→ Material provided:

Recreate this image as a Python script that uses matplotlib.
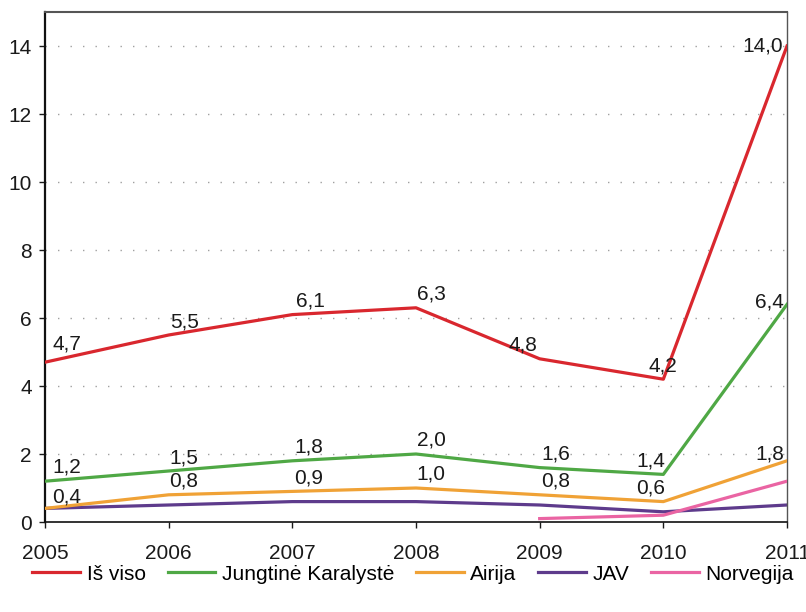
import matplotlib.pyplot as plt

plt.rcParams["font.family"] = ["Liberation Sans", "DejaVu Sans"]

years = [2005, 2006, 2007, 2008, 2009, 2010, 2011]
is_viso = [4.7, 5.5, 6.1, 6.3, 4.8, 4.2, 14.0]
jungtine_karalyste = [1.2, 1.5, 1.8, 2.0, 1.6, 1.4, 6.4]
airija = [0.4, 0.8, 0.9, 1.0, 0.8, 0.6, 1.8]
jav = [0.4, 0.5, 0.6, 0.6, 0.5, 0.3, 0.5]
norvegija_years = [2009, 2010, 2011]
norvegija = [0.1, 0.2, 1.2]

red = "#d9272e"
green = "#4fa845"
orange = "#f0a236"
purple = "#5e3b8c"
pink = "#ea64a3"

fig = plt.figure(figsize=(8.06, 6.12), dpi=100)
ax = fig.add_axes([45 / 806, 1 - 522 / 612, (787 - 45) / 806, (522 - 12) / 612])

lw = 2.3
ax.plot(years, is_viso, color=red, lw=lw, label="Iš viso", zorder=5)
ax.plot(years, jungtine_karalyste, color=green, lw=lw, label="Jungtinė Karalystė", zorder=4)
ax.plot(years, airija, color=orange, lw=lw, label="Airija", zorder=3)
ax.plot(years, jav, color=purple, lw=lw, label="JAV", zorder=2)
ax.plot(norvegija_years, norvegija, color=pink, lw=lw, label="Norvegija", zorder=3)


def label_points(values, dxs, first_dy, last_dy):
    # value labels in pixel offsets, Lithuanian decimal comma
    for i, (x, v) in enumerate(zip(years, values)):
        txt = f"{v:.1f}".replace(".", ",")
        if i == 0:
            ha, dy = "left", first_dy
        elif i == len(values) - 1:
            ha, dy = "right", last_dy
        else:
            ha, dy = "center", 4
        ax.annotate(txt, (x, v), xytext=(dxs[i], dy), textcoords="offset pixels",
                    ha=ha, va="bottom", fontsize=15, color="#1a1a1a", zorder=6)


label_points(is_viso, [7, 16, 18, 15, -17, 0, -4], 9, -9)
label_points(jungtine_karalyste, [7, 15, 16, 15, 16, -13, -3], 5, -7)
label_points(airija, [7, 15, 16, 15, 16, -13, -3], 2, -3)

ax.set_xlim(2005, 2011)
ax.set_ylim(0, 15)
ax.set_xticks(years)
ax.set_yticks(range(0, 15, 2))
ax.tick_params(axis="x", direction="out", length=4.5, width=1, pad=11, labelsize=15, colors="#1a1a1a")
ax.tick_params(axis="y", direction="out", length=4.5, width=1, pad=5, labelsize=15, colors="#1a1a1a")

for y in range(2, 15, 2):
    ax.axhline(y, color="#a0a0a0", lw=1, ls=(0, (1, 8)), zorder=1)

ax.spines["left"].set_color("#111111")
ax.spines["left"].set_linewidth(1.6)
ax.spines["bottom"].set_color("#111111")
ax.spines["bottom"].set_linewidth(1.2)
ax.spines["top"].set_color("#555555")
ax.spines["top"].set_linewidth(1.5)
ax.spines["right"].set_color("#555555")
ax.spines["right"].set_linewidth(1.0)

fig.legend(loc="center", bbox_to_anchor=(413 / 806, 1 - 574 / 612), ncol=5,
           frameon=False, fontsize=15, handlelength=2.3, handletextpad=0.3,
           columnspacing=1.05)

fig.savefig("out.png", dpi=100)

→ Job: Quote the material exactly. Pictures stay out.

→ Solution for this exercise:
Recreate this image as a Python script that uses matplotlib.
import matplotlib.pyplot as plt

plt.rcParams["font.family"] = ["Liberation Sans", "DejaVu Sans"]

years = [2005, 2006, 2007, 2008, 2009, 2010, 2011]
is_viso = [4.7, 5.5, 6.1, 6.3, 4.8, 4.2, 14.0]
jungtine_karalyste = [1.2, 1.5, 1.8, 2.0, 1.6, 1.4, 6.4]
airija = [0.4, 0.8, 0.9, 1.0, 0.8, 0.6, 1.8]
jav = [0.4, 0.5, 0.6, 0.6, 0.5, 0.3, 0.5]
norvegija_years = [2009, 2010, 2011]
norvegija = [0.1, 0.2, 1.2]

red = "#d9272e"
green = "#4fa845"
orange = "#f0a236"
purple = "#5e3b8c"
pink = "#ea64a3"

fig = plt.figure(figsize=(8.06, 6.12), dpi=100)
ax = fig.add_axes([45 / 806, 1 - 522 / 612, (787 - 45) / 806, (522 - 12) / 612])

lw = 2.3
ax.plot(years, is_viso, color=red, lw=lw, label="Iš viso", zorder=5)
ax.plot(years, jungtine_karalyste, color=green, lw=lw, label="Jungtinė Karalystė", zorder=4)
ax.plot(years, airija, color=orange, lw=lw, label="Airija", zorder=3)
ax.plot(years, jav, color=purple, lw=lw, label="JAV", zorder=2)
ax.plot(norvegija_years, norvegija, color=pink, lw=lw, label="Norvegija", zorder=3)


def label_points(values, dxs, first_dy, last_dy):
    # value labels in pixel offsets, Lithuanian decimal comma
    for i, (x, v) in enumerate(zip(years, values)):
        txt = f"{v:.1f}".replace(".", ",")
        if i == 0:
            ha, dy = "left", first_dy
        elif i == len(values) - 1:
            ha, dy = "right", last_dy
        else:
            ha, dy = "center", 4
        ax.annotate(txt, (x, v), xytext=(dxs[i], dy), textcoords="offset pixels",
                    ha=ha, va="bottom", fontsize=15, color="#1a1a1a", zorder=6)


label_points(is_viso, [7, 16, 18, 15, -17, 0, -4], 9, -9)
label_points(jungtine_karalyste, [7, 15, 16, 15, 16, -13, -3], 5, -7)
label_points(airija, [7, 15, 16, 15, 16, -13, -3], 2, -3)

ax.set_xlim(2005, 2011)
ax.set_ylim(0, 15)
ax.set_xticks(years)
ax.set_yticks(range(0, 15, 2))
ax.tick_params(axis="x", direction="out", length=4.5, width=1, pad=11, labelsize=15, colors="#1a1a1a")
ax.tick_params(axis="y", direction="out", length=4.5, width=1, pad=5, labelsize=15, colors="#1a1a1a")

for y in range(2, 15, 2):
    ax.axhline(y, color="#a0a0a0", lw=1, ls=(0, (1, 8)), zorder=1)

ax.spines["left"].set_color("#111111")
ax.spines["left"].set_linewidth(1.6)
ax.spines["bottom"].set_color("#111111")
ax.spines["bottom"].set_linewidth(1.2)
ax.spines["top"].set_color("#555555")
ax.spines["top"].set_linewidth(1.5)
ax.spines["right"].set_color("#555555")
ax.spines["right"].set_linewidth(1.0)

fig.legend(loc="center", bbox_to_anchor=(413 / 806, 1 - 574 / 612), ncol=5,
           frameon=False, fontsize=15, handlelength=2.3, handletextpad=0.3,
           columnspacing=1.05)

fig.savefig("out.png", dpi=100)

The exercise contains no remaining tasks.